Many of you may be familiar with Sequoyah, alias George Guess or Gist, a North American Cherokee who invented the Cherokee script in 1821. This script is a syllabary – it has a character for each syllable of the Cherokee language. But why would I write about a North American writing system from Georgia in a blog on African languages?
In 1832 or 1833, Momolu Duala Bukare, an inhabitant of Liberia, a country on the Atlantic coast of West Africa, designed a writing system for the Vai language. His script was also a syllabary, and in 1834, the Missionary Herald, the organ of the American Board of Commissioners for Foreign Missionaries, which had also presented the Cherokee syllabary to its readers, wrote: “The occasion and manner of its being invented, as well as the characteristics of this method of writing, are nearly the same as those of the “Cherokee Alphabet” “
What ensued was a longstanding quest to uncover the connections between these two so similar scripts created in such a short timespan in very different, though connected, corners of the world. Most scripts don’t arise out of nowhere but are inspired by existing writing, so one explanation was that both inventors had been prompted by similar written stimuli. But soon after the creation of the Vai syllabary, it emerged that it might be more directly related to the Cherokee script than that. Initial suspicions were that American missionaries who had worked among the Cherokee had brought knowledge of the Cherokee syllabary with them, and that this had spurred Momolu Duala Bukare to come up with his invention.
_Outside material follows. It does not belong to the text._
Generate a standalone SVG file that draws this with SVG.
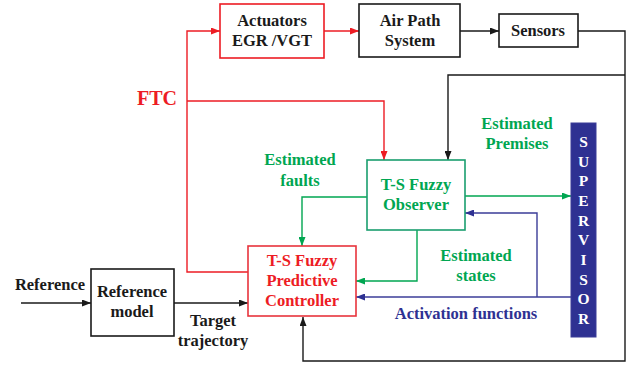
<svg xmlns="http://www.w3.org/2000/svg" width="634" height="367" viewBox="0 0 634 367">
<defs>
<marker id="ak" markerWidth="9" markerHeight="7" refX="9" refY="3.5" orient="auto" markerUnits="userSpaceOnUse"><path d="M0,0 L9,3.5 L0,7 Z" fill="#1a1a1a"/></marker>
<marker id="ar" markerWidth="9" markerHeight="7" refX="9" refY="3.5" orient="auto" markerUnits="userSpaceOnUse"><path d="M0,0 L9,3.5 L0,7 Z" fill="#ed1c24"/></marker>
<marker id="ag" markerWidth="9" markerHeight="7" refX="9" refY="3.5" orient="auto" markerUnits="userSpaceOnUse"><path d="M0,0 L9,3.5 L0,7 Z" fill="#00a651"/></marker>
<marker id="ab" markerWidth="9" markerHeight="7" refX="9" refY="3.5" orient="auto" markerUnits="userSpaceOnUse"><path d="M0,0 L9,3.5 L0,7 Z" fill="#2e3192"/></marker>
</defs>
<style>
text{font-family:"Liberation Serif","Times New Roman",serif;font-weight:bold;font-size:16.5px;text-anchor:middle}
.k{fill:#1a1a1a}.r{fill:#ed1c24}.g{fill:#00a651}.b{fill:#2e3192}.w{fill:#ffffff;font-size:15.5px}
.box{fill:#fff;stroke-width:1.6}
.lk,.lr,.lg,.lb{fill:none;stroke-width:1.4}
.lk{stroke:#1a1a1a}.lr{stroke:#ed1c24}.lg{stroke:#00a651}.lb{stroke:#3b3d98}
</style>
<rect width="634" height="367" fill="#fff"/>
<g id="connectors">
<path class="lr" d="M324,31 H359" marker-end="url(#ar)"/>
<path class="lk" d="M460,31 H499" marker-end="url(#ak)"/>
<path class="lk" d="M578,31 H625 V361 H303 V317" marker-end="url(#ak)"/>
<path class="lk" d="M625,75 H448 V160" marker-end="url(#ak)"/>
<path class="lr" d="M248,272 H187 V31 H220" marker-end="url(#ar)"/>
<path class="lr" d="M187,101 H384 V160" marker-end="url(#ar)"/>
<path class="lg" d="M367,197 H302 V246" marker-end="url(#ag)"/>
<path class="lg" d="M465,196 H571" marker-end="url(#ag)"/>
<path class="lg" d="M417,230 V281 H356" marker-end="url(#ag)"/>
<path class="lb" d="M571,297 H356" marker-end="url(#ab)"/>
<path class="lb" d="M537,297 V213 H465" marker-end="url(#ab)"/>
<path class="lk" d="M21,303 H91" marker-end="url(#ak)"/>
<path class="lk" d="M174,303 H248" marker-end="url(#ak)"/>
</g>
<g id="actuators"><rect class="box" x="220" y="4" width="104" height="54" stroke="#ed1c24"/><text class="k" x="272" y="26">Actuators</text><text class="k" x="272" y="46">EGR /VGT</text></g>
<g id="airpath"><rect class="box" x="359" y="4" width="101" height="53" stroke="#1a1a1a"/><text class="k" x="410" y="26">Air Path</text><text class="k" x="410" y="46">System</text></g>
<g id="sensors"><rect class="box" x="499" y="14" width="79" height="33" stroke="#1a1a1a"/><text class="k" x="538" y="36">Sensors</text></g>
<g id="observer"><rect class="box" x="367" y="160" width="98" height="70" stroke="#1a9e6e"/><text class="g" x="416" y="190">T-S Fuzzy</text><text class="g" x="416" y="210">Observer</text></g>
<g id="controller"><rect class="box" x="248" y="246" width="108" height="70" stroke="#e8343c"/><text class="r" x="302" y="266">T-S Fuzzy</text><text class="r" x="302" y="286">Predictive</text><text class="r" x="302" y="306">Controller</text></g>
<g id="refmodel"><rect class="box" x="91" y="269" width="83" height="67" stroke="#1a1a1a"/><text class="k" x="132" y="297">Reference</text><text class="k" x="132" y="317">model</text></g>
<g id="supervisor"><rect x="571" y="123" width="25" height="214" fill="#2e3192" stroke="#3b3d98" stroke-width="1"/>
<text class="w" x="583.5" y="147">S</text><text class="w" x="583.5" y="167">U</text><text class="w" x="583.5" y="186">P</text><text class="w" x="583.5" y="206">E</text><text class="w" x="583.5" y="226">R</text><text class="w" x="583.5" y="245">V</text><text class="w" x="583.5" y="265">I</text><text class="w" x="583.5" y="285">S</text><text class="w" x="583.5" y="304">O</text><text class="w" x="583.5" y="324">R</text></g>
<g id="labels">
<text class="r" x="157" y="105" style="font-size:20px">FTC</text>
<text class="g" x="300" y="165">Estimated</text><text class="g" x="300" y="186">faults</text>
<text class="g" x="517" y="129">Estimated</text><text class="g" x="517" y="149">Premises</text>
<text class="g" x="476" y="261">Estimated</text><text class="g" x="476" y="281">states</text>
<text class="b" x="466" y="319">Activation functions</text>
<text class="k" x="50" y="290">Reference</text>
<text class="k" x="213" y="326">Target</text><text class="k" x="213" y="346">trajectory</text>
</g>
</svg>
Much later, research revealed that a Cherokee man, Austin Curtis, was living at Cape Mount, in Vai country, in 1829. Was he involved in the creation of the Vai script?
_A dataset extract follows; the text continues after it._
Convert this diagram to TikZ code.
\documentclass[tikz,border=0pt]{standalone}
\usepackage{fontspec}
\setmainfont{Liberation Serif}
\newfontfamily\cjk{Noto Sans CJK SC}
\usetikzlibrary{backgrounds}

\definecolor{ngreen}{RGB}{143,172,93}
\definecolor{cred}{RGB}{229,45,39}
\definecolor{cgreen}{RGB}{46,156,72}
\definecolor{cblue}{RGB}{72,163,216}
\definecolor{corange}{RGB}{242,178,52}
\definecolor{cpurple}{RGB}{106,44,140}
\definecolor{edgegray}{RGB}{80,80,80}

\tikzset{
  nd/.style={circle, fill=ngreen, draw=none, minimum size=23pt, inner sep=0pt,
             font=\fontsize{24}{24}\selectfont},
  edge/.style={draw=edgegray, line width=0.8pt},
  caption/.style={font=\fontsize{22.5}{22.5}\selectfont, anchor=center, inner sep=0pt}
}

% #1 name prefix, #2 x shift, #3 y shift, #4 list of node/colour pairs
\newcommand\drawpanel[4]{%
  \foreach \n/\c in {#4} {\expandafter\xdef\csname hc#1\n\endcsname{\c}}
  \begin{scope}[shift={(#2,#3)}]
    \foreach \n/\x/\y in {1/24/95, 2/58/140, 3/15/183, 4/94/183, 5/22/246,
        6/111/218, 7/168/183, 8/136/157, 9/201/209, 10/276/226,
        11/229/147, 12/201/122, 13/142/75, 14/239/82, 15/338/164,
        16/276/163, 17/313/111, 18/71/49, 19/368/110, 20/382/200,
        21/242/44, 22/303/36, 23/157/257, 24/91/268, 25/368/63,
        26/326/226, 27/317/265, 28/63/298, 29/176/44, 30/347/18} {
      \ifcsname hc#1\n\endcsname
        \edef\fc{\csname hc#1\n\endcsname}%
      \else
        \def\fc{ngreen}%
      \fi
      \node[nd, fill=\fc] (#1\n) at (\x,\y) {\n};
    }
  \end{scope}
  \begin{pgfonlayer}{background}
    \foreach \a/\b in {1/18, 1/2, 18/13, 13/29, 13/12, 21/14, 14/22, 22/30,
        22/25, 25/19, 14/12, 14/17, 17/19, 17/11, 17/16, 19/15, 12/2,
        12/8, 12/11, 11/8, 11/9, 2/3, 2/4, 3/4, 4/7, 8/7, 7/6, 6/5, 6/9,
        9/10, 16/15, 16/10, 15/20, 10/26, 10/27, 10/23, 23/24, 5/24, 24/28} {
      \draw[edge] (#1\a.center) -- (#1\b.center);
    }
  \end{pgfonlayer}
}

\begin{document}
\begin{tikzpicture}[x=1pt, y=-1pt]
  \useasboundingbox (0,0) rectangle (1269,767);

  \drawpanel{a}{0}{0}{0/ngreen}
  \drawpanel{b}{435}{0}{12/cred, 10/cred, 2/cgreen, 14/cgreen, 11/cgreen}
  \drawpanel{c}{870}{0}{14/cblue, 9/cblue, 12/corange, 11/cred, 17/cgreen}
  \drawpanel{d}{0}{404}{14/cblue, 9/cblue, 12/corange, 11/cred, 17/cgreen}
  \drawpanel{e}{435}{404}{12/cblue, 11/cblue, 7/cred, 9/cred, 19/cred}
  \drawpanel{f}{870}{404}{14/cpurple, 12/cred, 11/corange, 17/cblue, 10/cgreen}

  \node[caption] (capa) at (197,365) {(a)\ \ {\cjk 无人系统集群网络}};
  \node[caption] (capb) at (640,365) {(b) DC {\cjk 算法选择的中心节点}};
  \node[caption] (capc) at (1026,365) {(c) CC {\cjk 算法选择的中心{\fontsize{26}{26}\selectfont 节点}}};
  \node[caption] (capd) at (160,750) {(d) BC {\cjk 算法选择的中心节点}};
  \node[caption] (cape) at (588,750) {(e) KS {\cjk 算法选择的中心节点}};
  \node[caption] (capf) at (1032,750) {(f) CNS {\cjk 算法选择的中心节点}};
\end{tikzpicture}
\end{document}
We won’t know for sure what inspired Bukare: abstract ideas and possibilities of writing, leading him to adopt a particular type of writing system – a syllabary – or direct exposure to a particular script. Perhaps the most amazing fact emerging from this mystery is the global connectedness of its protagonists, often imagined as belonging to ‘tribal’ and ‘remote’ groups. Read more on this fascinating story (and on yet more international entanglements) in this article:
Tuchscherer, Konrad, and P.E.H. Hair. 2002. Cherokee and West Africa: Examining the Origins of the Vai Script. Journal of African History 29:
3 thoughts on “Sequoyah’s ghost at Grand Cape Mount, Liberia”
I’m loving all these posts! Hard to keep up 🙂
One important note: N’ko is NOT a syllabary – it’s an alphabet with single characters for both consonants and vowels. Kantè himself was also aware of the Vai script – he speaks of being introduced to it early in his life (but after encountering Maninka Ajami documents with family connections as a boy) in a 1968 interview. He specifically criticized it as a syllabary though and reckoned it likely didn’t spread because of the larger number of characters.
Thanks for pointing this out – I kind of know it but keep forgetting it. Will amend the post.